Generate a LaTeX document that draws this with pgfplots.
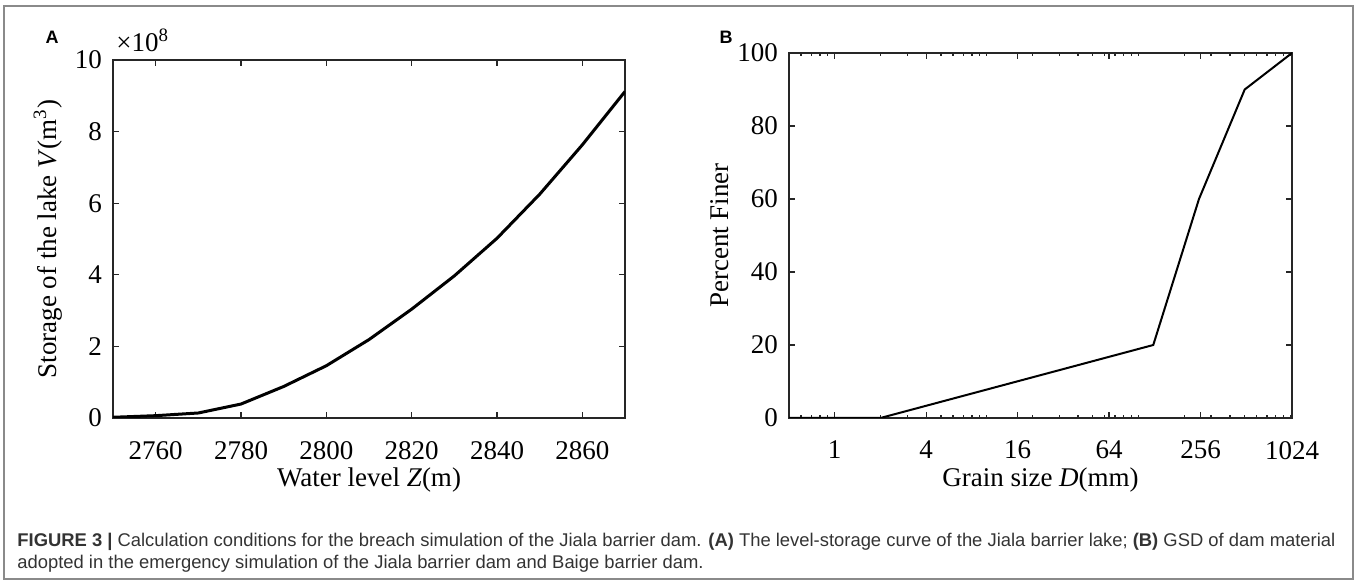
\documentclass[border=0pt]{standalone}
\usepackage{fontspec}
\setmainfont{Liberation Serif}
\newfontfamily\capfont{Liberation Sans}
\usepackage{pgfplots}
\pgfplotsset{compat=1.18}
\definecolor{axgray}{HTML}{262626}
\definecolor{framegray}{HTML}{8A8A8A}
\definecolor{captext}{HTML}{333333}
\begin{document}
\begin{tikzpicture}
\useasboundingbox (0,0) rectangle (679.5pt,291.5pt);
\draw[framegray, line width=1pt] (2pt,2pt) rectangle (676.5pt,288.5pt);
\pgfplotsset{
  mystyle/.style={
    scale only axis, anchor=south west,
    axis line style={line width=0.7pt, axgray},
    tick style={line width=0.6pt, axgray},
    tick align=inside,
    major tick length=3pt,
    minor tick length=1.6pt,
    tick label style={font=\fontsize{13.5}{16}\selectfont},
    label style={font=\fontsize{13.5}{16}\selectfont},
    /pgf/number format/assume math mode=true,
    /pgf/number format/1000 sep={},
    scaled ticks=false,
    xticklabel style={yshift=-8pt},
    yticklabel style={xshift=-2pt},
  }
}
\begin{axis}[mystyle, at={(56.5pt,82.5pt)}, width=256pt, height=179pt,
  xmin=2750, xmax=2870, ymin=0, ymax=10,
  xtick={2760,2780,2800,2820,2840,2860}, ytick={0,2,4,6,8,10},
  xlabel={Water level \textit{Z}(m)},
  ylabel={Storage of the lake \textit{V}(m\textsuperscript{3})},
  xlabel style={at={(rel axis cs:0.5,-0.173)}, anchor=center},
  ylabel style={at={(rel axis cs:-0.127,0.5)}, anchor=center},
]
\addplot[black, line width=1.5pt] coordinates {
(2750,0.02) (2760,0.065) (2770,0.14) (2780,0.39) (2790,0.88) (2800,1.46)
(2810,2.19) (2820,3.04) (2830,3.97) (2840,5.02) (2850,6.25) (2860,7.63) (2870,9.12)};
\end{axis}
\node[anchor=base west, font=\fontsize{13.5}{16}\selectfont, inner sep=0pt] at (58pt,265.5pt) {×10\textsuperscript{8}};
\node[font=\capfont\bfseries\fontsize{9}{11}\selectfont] at (26pt,273pt) {A};
\node[font=\capfont\bfseries\fontsize{9}{11}\selectfont] at (363pt,273pt) {B};
\begin{axis}[mystyle, at={(394.5pt,82.5pt)}, width=251.5pt, height=182.5pt,
  xmode=log, xmin=0.5, xmax=1024, ymin=0, ymax=100,
  xtick={1,4,16,64,256,1024}, xticklabels={1,4,16,64,256,1024},
  minor xtick={0.6,0.7,0.8,0.9,2,3,5,6,7,8,9,10,20,30,40,50,60,70,80,90,100,200,300,400,500,600,700,800,900,1000},
  ytick={0,20,40,60,80,100},
  xlabel={Grain size \textit{D}(mm)},
  ylabel={Percent Finer},
  xlabel style={at={(rel axis cs:0.5,-0.170)}, anchor=center},
  ylabel style={at={(rel axis cs:-0.137,0.5)}, anchor=center},
]
\addplot[black, line width=1pt] coordinates {(0.5,0) (2,0) (125,20) (250,60) (500,90) (1024,100)};
\end{axis}
\node[anchor=base west, inner sep=0pt, font=\capfont\fontsize{9.2}{11}\selectfont, text=captext] at (8.5pt,18pt) {\textbf{FIGURE 3 |} Calculation conditions for the breach simulation of the Jiala barrier dam. \textbf{(A)} The level-storage curve of the Jiala barrier lake; \textbf{(B)} GSD of dam material};
\node[anchor=base west, inner sep=0pt, font=\capfont\fontsize{9.2}{11}\selectfont, text=captext] at (8.5pt,7pt) {adopted in the emergency simulation of the Jiala barrier dam and Baige barrier dam.};
\end{tikzpicture}
\end{document}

= = =

> _Set task_
Give an exact copy of the material, leaving out every picture.

> _Solution to this problem_
Generate a LaTeX document that draws this with pgfplots.
\documentclass[border=0pt]{standalone}
\usepackage{fontspec}
\setmainfont{Liberation Serif}
\newfontfamily\capfont{Liberation Sans}
\usepackage{pgfplots}
\pgfplotsset{compat=1.18}
\definecolor{axgray}{HTML}{262626}
\definecolor{framegray}{HTML}{8A8A8A}
\definecolor{captext}{HTML}{333333}
\begin{document}
\begin{tikzpicture}
\useasboundingbox (0,0) rectangle (679.5pt,291.5pt);
\draw[framegray, line width=1pt] (2pt,2pt) rectangle (676.5pt,288.5pt);
\pgfplotsset{
  mystyle/.style={
    scale only axis, anchor=south west,
    axis line style={line width=0.7pt, axgray},
    tick style={line width=0.6pt, axgray},
    tick align=inside,
    major tick length=3pt,
    minor tick length=1.6pt,
    tick label style={font=\fontsize{13.5}{16}\selectfont},
    label style={font=\fontsize{13.5}{16}\selectfont},
    /pgf/number format/assume math mode=true,
    /pgf/number format/1000 sep={},
    scaled ticks=false,
    xticklabel style={yshift=-8pt},
    yticklabel style={xshift=-2pt},
  }
}
\begin{axis}[mystyle, at={(56.5pt,82.5pt)}, width=256pt, height=179pt,
  xmin=2750, xmax=2870, ymin=0, ymax=10,
  xtick={2760,2780,2800,2820,2840,2860}, ytick={0,2,4,6,8,10},
  xlabel={Water level \textit{Z}(m)},
  ylabel={Storage of the lake \textit{V}(m\textsuperscript{3})},
  xlabel style={at={(rel axis cs:0.5,-0.173)}, anchor=center},
  ylabel style={at={(rel axis cs:-0.127,0.5)}, anchor=center},
]
\addplot[black, line width=1.5pt] coordinates {
(2750,0.02) (2760,0.065) (2770,0.14) (2780,0.39) (2790,0.88) (2800,1.46)
(2810,2.19) (2820,3.04) (2830,3.97) (2840,5.02) (2850,6.25) (2860,7.63) (2870,9.12)};
\end{axis}
\node[anchor=base west, font=\fontsize{13.5}{16}\selectfont, inner sep=0pt] at (58pt,265.5pt) {×10\textsuperscript{8}};
\node[font=\capfont\bfseries\fontsize{9}{11}\selectfont] at (26pt,273pt) {A};
\node[font=\capfont\bfseries\fontsize{9}{11}\selectfont] at (363pt,273pt) {B};
\begin{axis}[mystyle, at={(394.5pt,82.5pt)}, width=251.5pt, height=182.5pt,
  xmode=log, xmin=0.5, xmax=1024, ymin=0, ymax=100,
  xtick={1,4,16,64,256,1024}, xticklabels={1,4,16,64,256,1024},
  minor xtick={0.6,0.7,0.8,0.9,2,3,5,6,7,8,9,10,20,30,40,50,60,70,80,90,100,200,300,400,500,600,700,800,900,1000},
  ytick={0,20,40,60,80,100},
  xlabel={Grain size \textit{D}(mm)},
  ylabel={Percent Finer},
  xlabel style={at={(rel axis cs:0.5,-0.170)}, anchor=center},
  ylabel style={at={(rel axis cs:-0.137,0.5)}, anchor=center},
]
\addplot[black, line width=1pt] coordinates {(0.5,0) (2,0) (125,20) (250,60) (500,90) (1024,100)};
\end{axis}
\node[anchor=base west, inner sep=0pt, font=\capfont\fontsize{9.2}{11}\selectfont, text=captext] at (8.5pt,18pt) {\textbf{FIGURE 3 |} Calculation conditions for the breach simulation of the Jiala barrier dam. \textbf{(A)} The level-storage curve of the Jiala barrier lake; \textbf{(B)} GSD of dam material};
\node[anchor=base west, inner sep=0pt, font=\capfont\fontsize{9.2}{11}\selectfont, text=captext] at (8.5pt,7pt) {adopted in the emergency simulation of the Jiala barrier dam and Baige barrier dam.};
\end{tikzpicture}
\end{document}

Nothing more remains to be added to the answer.